The recent incidents weren’t unprecedented. In 2018, China recorded at least 40 fire-related cases involving new-energy vehicles -- a category that includes pure-electric, hybrids and fuel-cell vehicles -- according to the State Administration for Market Regulation.

The electric-car sector is grappling with the challenges of quality control, boosting performance and expanding capacity to meet rising demand for batteries, said Simon Moores, London-based managing director of industry consultant Benchmark Mineral Intelligence.
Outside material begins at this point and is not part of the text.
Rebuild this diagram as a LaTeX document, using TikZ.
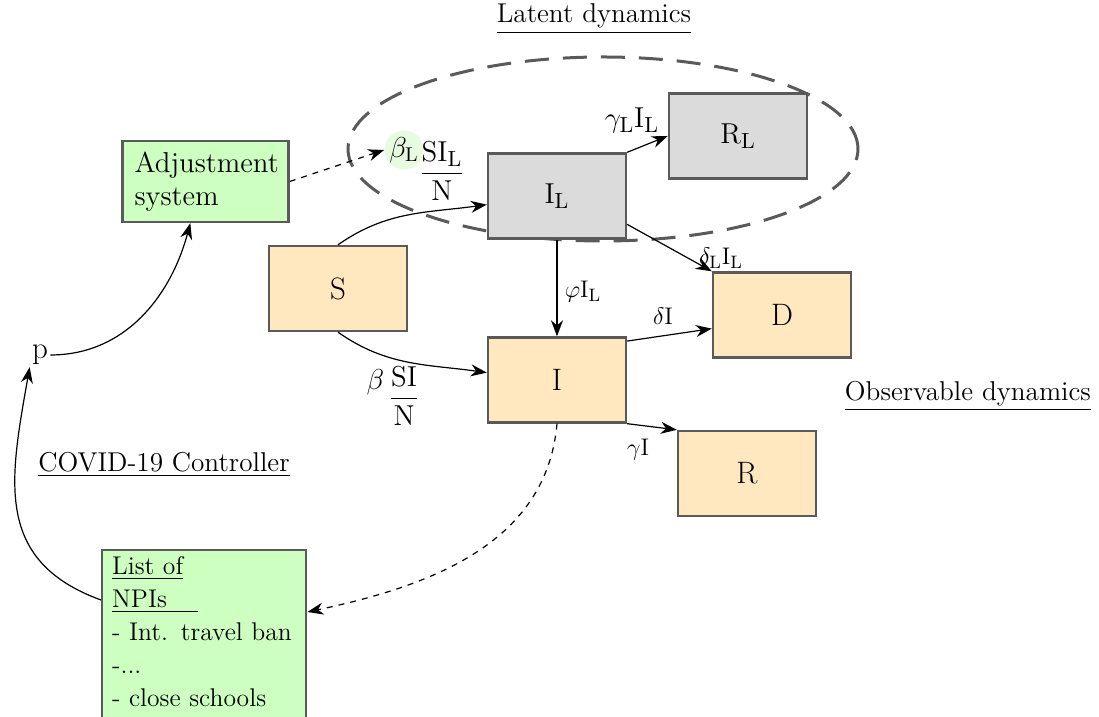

Demand for lithium-ion batteries for EVs will surge by more than 10 times through 2030, while prices will continue to tumble, according to BNEF.

Rapid growth means the sector “will no doubt see increasing quality control issues with the supply chain,” Moores said. “The biggest challenge for all EV makers is to ensure quality and consistency runs right through the supply chain -- from raw material selection to chemicals to battery cell -- and into the pack and vehicle.”

Though recent fires are negative for automakers, any impact on sales will probably be limited, said Toliver Ma, a Hong Kong-based analyst at Guotai Junan Securities Co.

“Tesla and NIO have built up a large fan base and should be able to minimize the impact,” Ma said.

It’s not just cars. A series of at least 21 fires at energy-storage projects in South Korea between August 2017 and February, as well as a blaze at an Arizona facility last month fueled concern about the safety of lithium-ion batteries. Korean Reinsurance Co. almost tripled its rate for local storage projects in response, while new deployments in the nation this year may be about half of those in 2018, according to BNEF.